**TASK OBJECTIVE**.
Write out the listing below again, precisely as it is given.
[start DATA SEGMENT]
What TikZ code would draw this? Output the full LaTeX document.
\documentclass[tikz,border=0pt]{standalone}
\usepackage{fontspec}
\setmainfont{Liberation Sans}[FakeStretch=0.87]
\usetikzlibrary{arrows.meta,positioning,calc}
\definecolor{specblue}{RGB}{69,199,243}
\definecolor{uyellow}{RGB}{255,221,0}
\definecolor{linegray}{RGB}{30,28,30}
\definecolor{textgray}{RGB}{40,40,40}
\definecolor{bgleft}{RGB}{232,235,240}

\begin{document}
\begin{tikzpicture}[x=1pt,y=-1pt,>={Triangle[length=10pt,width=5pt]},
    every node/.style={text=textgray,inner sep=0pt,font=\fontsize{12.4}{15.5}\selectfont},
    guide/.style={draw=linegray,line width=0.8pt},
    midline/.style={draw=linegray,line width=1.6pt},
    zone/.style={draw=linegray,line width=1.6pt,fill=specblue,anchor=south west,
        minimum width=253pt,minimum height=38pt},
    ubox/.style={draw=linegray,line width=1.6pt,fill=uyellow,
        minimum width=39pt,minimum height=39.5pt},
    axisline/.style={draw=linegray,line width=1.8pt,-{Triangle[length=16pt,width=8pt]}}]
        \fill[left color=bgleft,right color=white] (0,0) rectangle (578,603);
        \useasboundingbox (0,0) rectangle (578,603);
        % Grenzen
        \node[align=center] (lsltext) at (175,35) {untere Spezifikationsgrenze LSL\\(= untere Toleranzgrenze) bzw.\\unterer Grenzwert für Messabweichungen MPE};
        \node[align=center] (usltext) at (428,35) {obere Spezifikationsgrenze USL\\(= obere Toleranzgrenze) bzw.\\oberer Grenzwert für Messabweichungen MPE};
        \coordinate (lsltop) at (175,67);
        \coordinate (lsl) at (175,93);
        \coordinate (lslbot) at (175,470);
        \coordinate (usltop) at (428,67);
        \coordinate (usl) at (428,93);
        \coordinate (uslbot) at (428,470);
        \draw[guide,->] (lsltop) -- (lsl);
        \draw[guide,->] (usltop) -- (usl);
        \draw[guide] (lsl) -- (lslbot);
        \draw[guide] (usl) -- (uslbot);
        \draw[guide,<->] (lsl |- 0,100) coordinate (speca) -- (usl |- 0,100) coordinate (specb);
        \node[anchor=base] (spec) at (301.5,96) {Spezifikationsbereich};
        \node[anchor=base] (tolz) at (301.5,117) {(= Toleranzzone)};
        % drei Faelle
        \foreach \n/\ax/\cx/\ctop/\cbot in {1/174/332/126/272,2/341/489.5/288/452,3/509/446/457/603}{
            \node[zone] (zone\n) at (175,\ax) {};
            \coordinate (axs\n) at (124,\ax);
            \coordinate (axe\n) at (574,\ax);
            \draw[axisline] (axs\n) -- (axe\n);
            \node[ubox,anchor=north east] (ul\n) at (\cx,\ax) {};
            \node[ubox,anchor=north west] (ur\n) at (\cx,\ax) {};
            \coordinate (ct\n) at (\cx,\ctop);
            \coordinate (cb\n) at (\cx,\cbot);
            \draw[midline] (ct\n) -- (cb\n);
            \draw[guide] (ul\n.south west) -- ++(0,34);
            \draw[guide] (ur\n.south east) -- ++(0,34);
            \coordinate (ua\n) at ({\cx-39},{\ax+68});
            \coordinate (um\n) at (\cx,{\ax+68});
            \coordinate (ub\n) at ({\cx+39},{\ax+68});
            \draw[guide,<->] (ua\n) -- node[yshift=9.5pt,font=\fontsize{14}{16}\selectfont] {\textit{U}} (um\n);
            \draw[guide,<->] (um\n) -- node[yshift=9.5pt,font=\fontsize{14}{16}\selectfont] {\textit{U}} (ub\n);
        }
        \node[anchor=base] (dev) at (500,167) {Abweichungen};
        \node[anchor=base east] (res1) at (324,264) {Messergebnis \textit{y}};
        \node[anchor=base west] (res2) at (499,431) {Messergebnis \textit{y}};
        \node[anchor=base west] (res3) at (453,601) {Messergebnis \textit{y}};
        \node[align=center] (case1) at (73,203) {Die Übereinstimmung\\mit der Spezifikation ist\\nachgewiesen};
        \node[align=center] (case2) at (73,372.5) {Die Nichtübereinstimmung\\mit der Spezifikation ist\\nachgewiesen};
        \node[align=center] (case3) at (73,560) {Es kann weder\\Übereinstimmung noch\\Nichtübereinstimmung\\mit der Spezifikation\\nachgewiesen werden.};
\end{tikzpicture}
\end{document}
[end DATA SEGMENT]
**FULL RESPONSE**.
What TikZ code would draw this? Output the full LaTeX document.
\documentclass[tikz,border=0pt]{standalone}
\usepackage{fontspec}
\setmainfont{Liberation Sans}[FakeStretch=0.87]
\usetikzlibrary{arrows.meta,positioning,calc}
\definecolor{specblue}{RGB}{69,199,243}
\definecolor{uyellow}{RGB}{255,221,0}
\definecolor{linegray}{RGB}{30,28,30}
\definecolor{textgray}{RGB}{40,40,40}
\definecolor{bgleft}{RGB}{232,235,240}

\begin{document}
\begin{tikzpicture}[x=1pt,y=-1pt,>={Triangle[length=10pt,width=5pt]},
    every node/.style={text=textgray,inner sep=0pt,font=\fontsize{12.4}{15.5}\selectfont},
    guide/.style={draw=linegray,line width=0.8pt},
    midline/.style={draw=linegray,line width=1.6pt},
    zone/.style={draw=linegray,line width=1.6pt,fill=specblue,anchor=south west,
        minimum width=253pt,minimum height=38pt},
    ubox/.style={draw=linegray,line width=1.6pt,fill=uyellow,
        minimum width=39pt,minimum height=39.5pt},
    axisline/.style={draw=linegray,line width=1.8pt,-{Triangle[length=16pt,width=8pt]}}]
        \fill[left color=bgleft,right color=white] (0,0) rectangle (578,603);
        \useasboundingbox (0,0) rectangle (578,603);
        % Grenzen
        \node[align=center] (lsltext) at (175,35) {untere Spezifikationsgrenze LSL\\(= untere Toleranzgrenze) bzw.\\unterer Grenzwert für Messabweichungen MPE};
        \node[align=center] (usltext) at (428,35) {obere Spezifikationsgrenze USL\\(= obere Toleranzgrenze) bzw.\\oberer Grenzwert für Messabweichungen MPE};
        \coordinate (lsltop) at (175,67);
        \coordinate (lsl) at (175,93);
        \coordinate (lslbot) at (175,470);
        \coordinate (usltop) at (428,67);
        \coordinate (usl) at (428,93);
        \coordinate (uslbot) at (428,470);
        \draw[guide,->] (lsltop) -- (lsl);
        \draw[guide,->] (usltop) -- (usl);
        \draw[guide] (lsl) -- (lslbot);
        \draw[guide] (usl) -- (uslbot);
        \draw[guide,<->] (lsl |- 0,100) coordinate (speca) -- (usl |- 0,100) coordinate (specb);
        \node[anchor=base] (spec) at (301.5,96) {Spezifikationsbereich};
        \node[anchor=base] (tolz) at (301.5,117) {(= Toleranzzone)};
        % drei Faelle
        \foreach \n/\ax/\cx/\ctop/\cbot in {1/174/332/126/272,2/341/489.5/288/452,3/509/446/457/603}{
            \node[zone] (zone\n) at (175,\ax) {};
            \coordinate (axs\n) at (124,\ax);
            \coordinate (axe\n) at (574,\ax);
            \draw[axisline] (axs\n) -- (axe\n);
            \node[ubox,anchor=north east] (ul\n) at (\cx,\ax) {};
            \node[ubox,anchor=north west] (ur\n) at (\cx,\ax) {};
            \coordinate (ct\n) at (\cx,\ctop);
            \coordinate (cb\n) at (\cx,\cbot);
            \draw[midline] (ct\n) -- (cb\n);
            \draw[guide] (ul\n.south west) -- ++(0,34);
            \draw[guide] (ur\n.south east) -- ++(0,34);
            \coordinate (ua\n) at ({\cx-39},{\ax+68});
            \coordinate (um\n) at (\cx,{\ax+68});
            \coordinate (ub\n) at ({\cx+39},{\ax+68});
            \draw[guide,<->] (ua\n) -- node[yshift=9.5pt,font=\fontsize{14}{16}\selectfont] {\textit{U}} (um\n);
            \draw[guide,<->] (um\n) -- node[yshift=9.5pt,font=\fontsize{14}{16}\selectfont] {\textit{U}} (ub\n);
        }
        \node[anchor=base] (dev) at (500,167) {Abweichungen};
        \node[anchor=base east] (res1) at (324,264) {Messergebnis \textit{y}};
        \node[anchor=base west] (res2) at (499,431) {Messergebnis \textit{y}};
        \node[anchor=base west] (res3) at (453,601) {Messergebnis \textit{y}};
        \node[align=center] (case1) at (73,203) {Die Übereinstimmung\\mit der Spezifikation ist\\nachgewiesen};
        \node[align=center] (case2) at (73,372.5) {Die Nichtübereinstimmung\\mit der Spezifikation ist\\nachgewiesen};
        \node[align=center] (case3) at (73,560) {Es kann weder\\Übereinstimmung noch\\Nichtübereinstimmung\\mit der Spezifikation\\nachgewiesen werden.};
\end{tikzpicture}
\end{document}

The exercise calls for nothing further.